Task objective - Write out the whole listing again, exactly as given.

### Source material ###

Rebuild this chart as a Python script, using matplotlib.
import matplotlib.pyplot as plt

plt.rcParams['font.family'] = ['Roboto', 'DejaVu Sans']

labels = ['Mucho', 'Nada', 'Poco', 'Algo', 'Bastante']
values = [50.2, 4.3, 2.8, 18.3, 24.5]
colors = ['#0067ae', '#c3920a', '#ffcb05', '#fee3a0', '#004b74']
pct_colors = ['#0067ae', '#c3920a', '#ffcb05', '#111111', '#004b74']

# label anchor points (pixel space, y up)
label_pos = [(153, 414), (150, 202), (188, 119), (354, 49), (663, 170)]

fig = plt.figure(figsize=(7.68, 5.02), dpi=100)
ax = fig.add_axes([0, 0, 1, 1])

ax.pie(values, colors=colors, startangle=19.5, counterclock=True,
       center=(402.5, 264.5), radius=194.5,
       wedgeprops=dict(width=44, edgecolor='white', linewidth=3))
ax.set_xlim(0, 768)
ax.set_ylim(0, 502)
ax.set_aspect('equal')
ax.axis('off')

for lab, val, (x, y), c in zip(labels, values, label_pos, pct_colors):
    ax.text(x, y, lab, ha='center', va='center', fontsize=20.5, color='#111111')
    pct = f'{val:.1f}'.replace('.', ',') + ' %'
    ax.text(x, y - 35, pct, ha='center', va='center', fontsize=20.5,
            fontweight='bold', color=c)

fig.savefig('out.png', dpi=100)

###

Solution for this exercise -
Rebuild this chart as a Python script, using matplotlib.
import matplotlib.pyplot as plt

plt.rcParams['font.family'] = ['Roboto', 'DejaVu Sans']

labels = ['Mucho', 'Nada', 'Poco', 'Algo', 'Bastante']
values = [50.2, 4.3, 2.8, 18.3, 24.5]
colors = ['#0067ae', '#c3920a', '#ffcb05', '#fee3a0', '#004b74']
pct_colors = ['#0067ae', '#c3920a', '#ffcb05', '#111111', '#004b74']

# label anchor points (pixel space, y up)
label_pos = [(153, 414), (150, 202), (188, 119), (354, 49), (663, 170)]

fig = plt.figure(figsize=(7.68, 5.02), dpi=100)
ax = fig.add_axes([0, 0, 1, 1])

ax.pie(values, colors=colors, startangle=19.5, counterclock=True,
       center=(402.5, 264.5), radius=194.5,
       wedgeprops=dict(width=44, edgecolor='white', linewidth=3))
ax.set_xlim(0, 768)
ax.set_ylim(0, 502)
ax.set_aspect('equal')
ax.axis('off')

for lab, val, (x, y), c in zip(labels, values, label_pos, pct_colors):
    ax.text(x, y, lab, ha='center', va='center', fontsize=20.5, color='#111111')
    pct = f'{val:.1f}'.replace('.', ',') + ' %'
    ax.text(x, y - 35, pct, ha='center', va='center', fontsize=20.5,
            fontweight='bold', color=c)

fig.savefig('out.png', dpi=100)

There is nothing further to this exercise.